(LISTING)
--- Begin ---
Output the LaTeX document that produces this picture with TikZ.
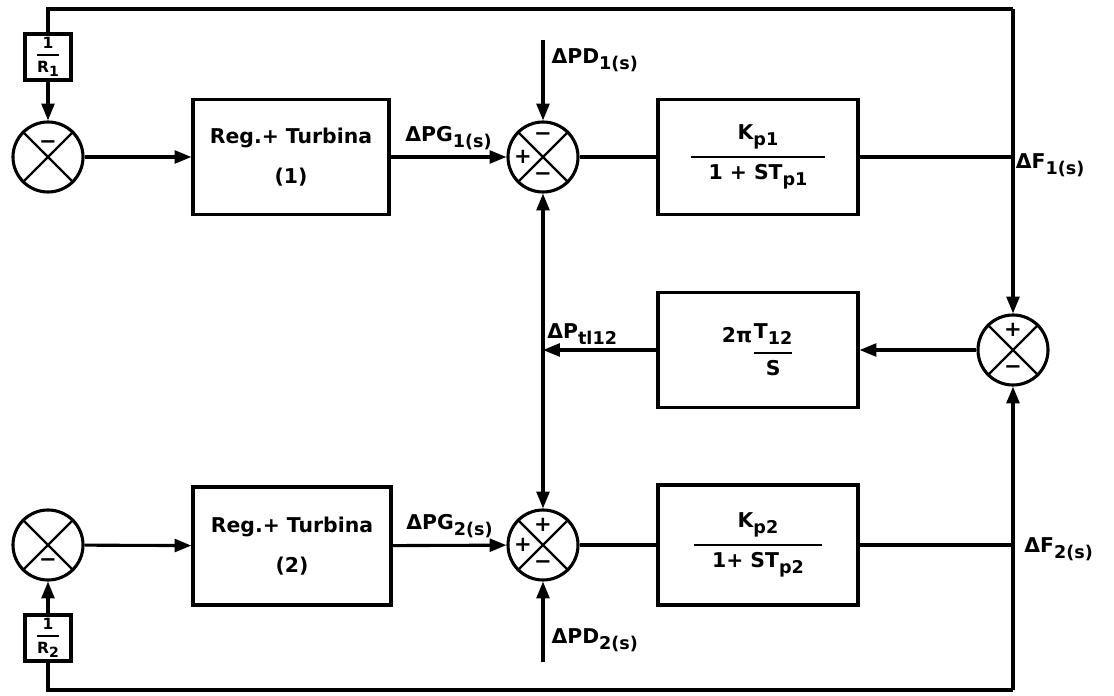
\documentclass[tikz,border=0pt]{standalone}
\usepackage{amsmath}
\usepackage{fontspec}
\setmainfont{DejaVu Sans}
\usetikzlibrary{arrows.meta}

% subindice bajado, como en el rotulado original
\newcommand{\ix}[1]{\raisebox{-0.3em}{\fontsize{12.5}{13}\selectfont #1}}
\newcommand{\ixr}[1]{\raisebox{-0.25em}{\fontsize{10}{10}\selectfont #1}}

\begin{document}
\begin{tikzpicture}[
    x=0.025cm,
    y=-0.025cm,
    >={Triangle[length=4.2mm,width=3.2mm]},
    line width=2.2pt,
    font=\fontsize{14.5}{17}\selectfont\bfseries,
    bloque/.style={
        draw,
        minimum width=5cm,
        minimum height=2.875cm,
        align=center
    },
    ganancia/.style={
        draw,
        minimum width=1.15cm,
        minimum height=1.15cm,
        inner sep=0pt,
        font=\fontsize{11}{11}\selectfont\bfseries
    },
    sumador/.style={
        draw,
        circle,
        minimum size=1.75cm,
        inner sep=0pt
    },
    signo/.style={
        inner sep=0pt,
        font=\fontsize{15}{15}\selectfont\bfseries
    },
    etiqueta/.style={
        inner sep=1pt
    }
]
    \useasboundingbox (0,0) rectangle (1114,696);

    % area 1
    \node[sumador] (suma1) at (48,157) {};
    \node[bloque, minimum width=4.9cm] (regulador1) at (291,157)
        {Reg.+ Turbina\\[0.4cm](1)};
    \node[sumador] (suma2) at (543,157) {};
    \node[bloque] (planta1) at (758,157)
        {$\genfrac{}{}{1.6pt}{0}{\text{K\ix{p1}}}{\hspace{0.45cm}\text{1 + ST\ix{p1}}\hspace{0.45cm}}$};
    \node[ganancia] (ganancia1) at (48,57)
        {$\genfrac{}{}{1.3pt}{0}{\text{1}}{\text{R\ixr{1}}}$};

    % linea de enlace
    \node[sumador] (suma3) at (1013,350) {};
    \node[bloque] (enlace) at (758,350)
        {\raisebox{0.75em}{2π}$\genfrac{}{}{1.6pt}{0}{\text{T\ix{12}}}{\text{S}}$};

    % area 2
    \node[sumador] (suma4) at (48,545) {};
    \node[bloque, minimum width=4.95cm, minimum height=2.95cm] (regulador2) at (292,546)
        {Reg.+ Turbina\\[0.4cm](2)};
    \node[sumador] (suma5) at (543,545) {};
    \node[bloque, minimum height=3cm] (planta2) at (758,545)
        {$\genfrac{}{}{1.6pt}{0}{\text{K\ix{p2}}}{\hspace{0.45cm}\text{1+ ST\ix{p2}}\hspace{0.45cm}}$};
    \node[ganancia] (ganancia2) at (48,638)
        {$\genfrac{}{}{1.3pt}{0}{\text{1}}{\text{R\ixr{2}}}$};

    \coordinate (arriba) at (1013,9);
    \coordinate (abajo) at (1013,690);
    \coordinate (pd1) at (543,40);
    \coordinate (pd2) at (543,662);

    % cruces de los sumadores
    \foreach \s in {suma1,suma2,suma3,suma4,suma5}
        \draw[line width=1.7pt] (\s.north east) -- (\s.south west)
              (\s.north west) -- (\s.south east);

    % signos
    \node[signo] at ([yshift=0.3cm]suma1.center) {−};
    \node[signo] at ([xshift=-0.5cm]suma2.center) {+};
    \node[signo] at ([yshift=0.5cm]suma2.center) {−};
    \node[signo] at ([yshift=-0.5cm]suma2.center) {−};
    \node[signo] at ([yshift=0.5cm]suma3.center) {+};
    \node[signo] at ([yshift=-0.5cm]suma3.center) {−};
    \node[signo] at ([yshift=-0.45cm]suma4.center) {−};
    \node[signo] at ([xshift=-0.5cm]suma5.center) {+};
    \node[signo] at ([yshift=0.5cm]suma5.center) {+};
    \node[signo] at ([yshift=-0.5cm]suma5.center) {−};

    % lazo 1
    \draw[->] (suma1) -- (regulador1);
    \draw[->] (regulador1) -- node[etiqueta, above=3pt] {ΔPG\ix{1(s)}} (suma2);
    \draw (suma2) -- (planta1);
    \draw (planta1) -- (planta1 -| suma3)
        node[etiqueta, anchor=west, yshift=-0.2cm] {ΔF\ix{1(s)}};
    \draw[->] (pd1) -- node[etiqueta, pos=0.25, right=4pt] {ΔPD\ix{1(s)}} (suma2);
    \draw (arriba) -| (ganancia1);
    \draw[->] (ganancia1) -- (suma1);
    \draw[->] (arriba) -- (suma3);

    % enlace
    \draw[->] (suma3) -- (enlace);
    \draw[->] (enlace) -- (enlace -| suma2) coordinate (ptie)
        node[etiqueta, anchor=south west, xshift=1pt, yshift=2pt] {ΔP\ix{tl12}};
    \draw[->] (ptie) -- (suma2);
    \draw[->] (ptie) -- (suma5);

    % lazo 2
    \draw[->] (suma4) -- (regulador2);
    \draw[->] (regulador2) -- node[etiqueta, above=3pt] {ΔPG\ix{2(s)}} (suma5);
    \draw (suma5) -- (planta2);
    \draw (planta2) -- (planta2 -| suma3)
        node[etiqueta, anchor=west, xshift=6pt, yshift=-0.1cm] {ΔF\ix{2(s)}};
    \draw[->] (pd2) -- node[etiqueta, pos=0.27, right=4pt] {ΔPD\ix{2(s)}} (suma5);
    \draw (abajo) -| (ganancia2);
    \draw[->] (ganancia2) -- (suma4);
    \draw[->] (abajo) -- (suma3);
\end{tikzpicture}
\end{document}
--- End ---
--- Begin ---
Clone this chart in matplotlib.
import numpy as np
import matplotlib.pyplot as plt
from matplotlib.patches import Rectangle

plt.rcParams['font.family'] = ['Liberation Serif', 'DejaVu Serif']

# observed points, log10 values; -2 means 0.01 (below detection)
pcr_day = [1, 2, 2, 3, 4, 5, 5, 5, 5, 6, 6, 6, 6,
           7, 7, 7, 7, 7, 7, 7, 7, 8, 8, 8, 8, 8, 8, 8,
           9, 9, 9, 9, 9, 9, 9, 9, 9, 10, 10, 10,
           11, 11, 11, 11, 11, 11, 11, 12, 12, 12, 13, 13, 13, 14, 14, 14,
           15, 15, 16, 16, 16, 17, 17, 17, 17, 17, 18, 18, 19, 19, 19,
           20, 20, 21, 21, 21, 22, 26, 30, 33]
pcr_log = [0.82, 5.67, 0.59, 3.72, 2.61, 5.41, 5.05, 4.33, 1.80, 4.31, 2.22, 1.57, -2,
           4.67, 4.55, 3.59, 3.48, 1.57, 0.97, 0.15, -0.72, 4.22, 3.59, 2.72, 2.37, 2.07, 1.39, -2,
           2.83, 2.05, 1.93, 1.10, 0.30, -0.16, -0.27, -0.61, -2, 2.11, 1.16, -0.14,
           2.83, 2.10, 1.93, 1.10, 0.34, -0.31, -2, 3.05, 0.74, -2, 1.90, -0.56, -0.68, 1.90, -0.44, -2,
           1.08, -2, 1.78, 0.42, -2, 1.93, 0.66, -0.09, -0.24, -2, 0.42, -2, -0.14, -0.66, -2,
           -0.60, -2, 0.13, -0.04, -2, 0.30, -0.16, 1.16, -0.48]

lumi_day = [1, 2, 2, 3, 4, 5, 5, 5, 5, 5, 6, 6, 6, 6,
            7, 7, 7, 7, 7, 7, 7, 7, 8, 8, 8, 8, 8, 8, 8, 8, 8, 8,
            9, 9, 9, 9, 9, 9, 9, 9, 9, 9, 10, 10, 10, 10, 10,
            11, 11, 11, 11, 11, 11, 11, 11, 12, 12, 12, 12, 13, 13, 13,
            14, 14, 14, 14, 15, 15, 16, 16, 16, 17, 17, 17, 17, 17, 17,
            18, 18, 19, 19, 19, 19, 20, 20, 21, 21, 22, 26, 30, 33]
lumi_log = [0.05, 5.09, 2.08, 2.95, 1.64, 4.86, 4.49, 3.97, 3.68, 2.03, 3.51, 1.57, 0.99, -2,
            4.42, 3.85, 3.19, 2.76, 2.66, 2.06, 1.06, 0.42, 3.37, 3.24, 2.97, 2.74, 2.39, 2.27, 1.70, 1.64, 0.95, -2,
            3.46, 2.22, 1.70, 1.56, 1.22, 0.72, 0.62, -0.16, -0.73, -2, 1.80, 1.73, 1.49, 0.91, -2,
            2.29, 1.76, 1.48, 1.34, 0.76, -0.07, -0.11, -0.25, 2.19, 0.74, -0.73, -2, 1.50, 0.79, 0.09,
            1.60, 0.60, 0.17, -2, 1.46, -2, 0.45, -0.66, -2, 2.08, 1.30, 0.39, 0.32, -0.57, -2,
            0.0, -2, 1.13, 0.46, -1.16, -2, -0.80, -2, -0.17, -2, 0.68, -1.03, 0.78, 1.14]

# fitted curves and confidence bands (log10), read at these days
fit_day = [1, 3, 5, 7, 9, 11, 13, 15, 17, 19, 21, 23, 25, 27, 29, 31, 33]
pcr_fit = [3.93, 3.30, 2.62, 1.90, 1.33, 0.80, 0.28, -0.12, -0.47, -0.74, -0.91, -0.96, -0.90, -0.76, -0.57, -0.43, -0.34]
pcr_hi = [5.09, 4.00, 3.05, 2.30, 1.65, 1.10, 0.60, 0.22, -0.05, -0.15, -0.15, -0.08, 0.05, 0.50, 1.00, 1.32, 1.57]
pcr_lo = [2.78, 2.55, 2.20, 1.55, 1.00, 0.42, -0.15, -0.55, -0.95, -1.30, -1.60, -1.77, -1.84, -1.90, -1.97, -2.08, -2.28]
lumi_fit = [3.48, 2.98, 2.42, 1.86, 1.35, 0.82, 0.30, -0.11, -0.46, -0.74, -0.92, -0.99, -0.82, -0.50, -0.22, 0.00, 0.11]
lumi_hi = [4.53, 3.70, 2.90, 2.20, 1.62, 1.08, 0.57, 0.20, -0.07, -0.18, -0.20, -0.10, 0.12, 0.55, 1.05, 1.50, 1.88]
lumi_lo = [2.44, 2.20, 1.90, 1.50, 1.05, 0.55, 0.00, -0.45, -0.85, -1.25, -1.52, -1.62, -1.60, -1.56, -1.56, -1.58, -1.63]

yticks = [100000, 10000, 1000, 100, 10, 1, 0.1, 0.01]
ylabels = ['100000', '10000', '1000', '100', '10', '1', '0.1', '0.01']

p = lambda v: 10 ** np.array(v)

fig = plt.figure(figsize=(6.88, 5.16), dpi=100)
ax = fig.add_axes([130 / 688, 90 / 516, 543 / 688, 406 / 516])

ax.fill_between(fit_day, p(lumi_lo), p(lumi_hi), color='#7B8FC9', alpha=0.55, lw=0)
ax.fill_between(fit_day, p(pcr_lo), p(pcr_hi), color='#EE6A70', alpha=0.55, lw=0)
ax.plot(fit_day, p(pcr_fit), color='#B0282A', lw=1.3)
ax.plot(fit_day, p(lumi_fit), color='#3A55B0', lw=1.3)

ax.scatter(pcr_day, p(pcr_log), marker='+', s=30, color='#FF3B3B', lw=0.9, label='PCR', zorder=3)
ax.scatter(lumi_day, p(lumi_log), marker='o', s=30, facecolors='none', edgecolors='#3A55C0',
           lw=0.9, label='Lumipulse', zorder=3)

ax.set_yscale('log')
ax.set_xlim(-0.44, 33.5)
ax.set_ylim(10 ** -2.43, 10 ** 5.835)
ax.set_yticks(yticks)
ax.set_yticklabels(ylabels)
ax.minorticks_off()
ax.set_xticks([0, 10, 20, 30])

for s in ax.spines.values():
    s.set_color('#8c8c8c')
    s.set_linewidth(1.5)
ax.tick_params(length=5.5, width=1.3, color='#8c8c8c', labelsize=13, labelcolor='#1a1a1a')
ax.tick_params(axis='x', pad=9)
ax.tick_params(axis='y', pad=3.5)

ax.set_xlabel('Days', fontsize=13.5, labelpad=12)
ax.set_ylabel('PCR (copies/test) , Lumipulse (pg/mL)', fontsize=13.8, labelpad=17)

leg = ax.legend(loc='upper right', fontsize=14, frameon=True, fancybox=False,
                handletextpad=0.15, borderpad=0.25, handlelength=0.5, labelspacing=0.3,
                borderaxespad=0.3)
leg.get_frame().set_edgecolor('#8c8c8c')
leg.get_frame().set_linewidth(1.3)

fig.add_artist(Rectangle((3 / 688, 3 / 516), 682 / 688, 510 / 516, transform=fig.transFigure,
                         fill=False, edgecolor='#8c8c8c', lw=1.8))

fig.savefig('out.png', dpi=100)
--- End ---
--- Begin ---
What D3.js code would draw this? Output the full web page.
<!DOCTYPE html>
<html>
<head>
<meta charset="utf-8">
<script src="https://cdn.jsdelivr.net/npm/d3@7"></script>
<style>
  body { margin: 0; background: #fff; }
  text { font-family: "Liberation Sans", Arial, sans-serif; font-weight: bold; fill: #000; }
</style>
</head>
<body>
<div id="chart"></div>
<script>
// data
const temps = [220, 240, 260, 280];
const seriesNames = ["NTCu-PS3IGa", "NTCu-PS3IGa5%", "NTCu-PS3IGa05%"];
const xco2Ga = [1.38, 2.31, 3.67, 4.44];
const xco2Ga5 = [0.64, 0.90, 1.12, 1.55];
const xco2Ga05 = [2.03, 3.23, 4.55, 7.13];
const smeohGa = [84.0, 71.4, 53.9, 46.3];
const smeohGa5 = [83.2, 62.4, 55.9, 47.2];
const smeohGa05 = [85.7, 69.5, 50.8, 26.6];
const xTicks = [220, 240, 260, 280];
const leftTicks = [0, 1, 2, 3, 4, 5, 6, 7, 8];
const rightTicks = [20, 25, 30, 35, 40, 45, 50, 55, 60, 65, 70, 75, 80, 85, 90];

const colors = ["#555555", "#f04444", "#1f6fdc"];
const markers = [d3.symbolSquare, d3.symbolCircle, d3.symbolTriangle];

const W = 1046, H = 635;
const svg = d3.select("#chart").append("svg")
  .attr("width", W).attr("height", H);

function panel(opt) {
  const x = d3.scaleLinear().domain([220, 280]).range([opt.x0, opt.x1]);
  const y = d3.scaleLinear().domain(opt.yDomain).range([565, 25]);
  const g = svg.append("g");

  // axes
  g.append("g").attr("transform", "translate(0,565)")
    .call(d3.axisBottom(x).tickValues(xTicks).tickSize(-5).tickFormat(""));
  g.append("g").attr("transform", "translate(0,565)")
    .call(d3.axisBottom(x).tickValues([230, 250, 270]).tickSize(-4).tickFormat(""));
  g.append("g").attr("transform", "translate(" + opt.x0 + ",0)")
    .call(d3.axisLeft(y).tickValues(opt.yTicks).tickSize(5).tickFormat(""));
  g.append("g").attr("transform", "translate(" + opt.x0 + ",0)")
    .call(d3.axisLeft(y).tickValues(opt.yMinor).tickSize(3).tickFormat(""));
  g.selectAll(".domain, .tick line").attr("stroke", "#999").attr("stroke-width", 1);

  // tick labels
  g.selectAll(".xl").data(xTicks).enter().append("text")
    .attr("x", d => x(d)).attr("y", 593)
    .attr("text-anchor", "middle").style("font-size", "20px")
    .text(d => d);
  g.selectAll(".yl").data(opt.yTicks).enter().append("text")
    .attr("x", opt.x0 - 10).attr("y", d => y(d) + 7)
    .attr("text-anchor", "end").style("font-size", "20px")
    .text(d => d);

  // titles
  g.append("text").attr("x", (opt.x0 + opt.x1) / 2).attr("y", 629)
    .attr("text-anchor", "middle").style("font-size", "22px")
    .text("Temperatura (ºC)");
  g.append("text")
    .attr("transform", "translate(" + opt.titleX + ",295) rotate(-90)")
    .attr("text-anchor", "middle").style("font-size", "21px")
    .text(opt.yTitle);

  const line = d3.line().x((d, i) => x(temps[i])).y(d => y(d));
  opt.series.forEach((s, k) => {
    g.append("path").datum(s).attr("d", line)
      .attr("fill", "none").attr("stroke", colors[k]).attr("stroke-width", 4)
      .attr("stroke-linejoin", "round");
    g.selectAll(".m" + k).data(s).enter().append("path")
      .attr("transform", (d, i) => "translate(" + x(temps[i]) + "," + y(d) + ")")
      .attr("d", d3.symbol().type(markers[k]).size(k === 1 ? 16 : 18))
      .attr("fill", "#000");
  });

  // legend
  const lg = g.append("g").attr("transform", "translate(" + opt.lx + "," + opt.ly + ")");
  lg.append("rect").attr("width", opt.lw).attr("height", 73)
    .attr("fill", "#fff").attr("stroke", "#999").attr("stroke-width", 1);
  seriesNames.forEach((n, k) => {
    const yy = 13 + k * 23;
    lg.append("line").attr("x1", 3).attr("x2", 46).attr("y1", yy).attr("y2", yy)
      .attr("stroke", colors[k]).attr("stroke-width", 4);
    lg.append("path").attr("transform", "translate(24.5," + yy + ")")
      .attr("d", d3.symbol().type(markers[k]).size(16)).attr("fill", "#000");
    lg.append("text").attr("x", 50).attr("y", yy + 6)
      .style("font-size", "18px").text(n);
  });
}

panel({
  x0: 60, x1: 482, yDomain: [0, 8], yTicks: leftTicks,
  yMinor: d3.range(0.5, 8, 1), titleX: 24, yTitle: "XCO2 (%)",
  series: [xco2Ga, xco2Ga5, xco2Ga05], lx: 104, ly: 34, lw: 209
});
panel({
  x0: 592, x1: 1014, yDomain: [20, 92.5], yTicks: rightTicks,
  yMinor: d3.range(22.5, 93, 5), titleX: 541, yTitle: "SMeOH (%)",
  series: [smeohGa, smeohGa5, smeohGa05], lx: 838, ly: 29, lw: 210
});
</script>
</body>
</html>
--- End ---
(WRITTEN TASK) State, as a bare number, how many lines of the listing hold the word "chart".

(SOLUTION BELOW) 3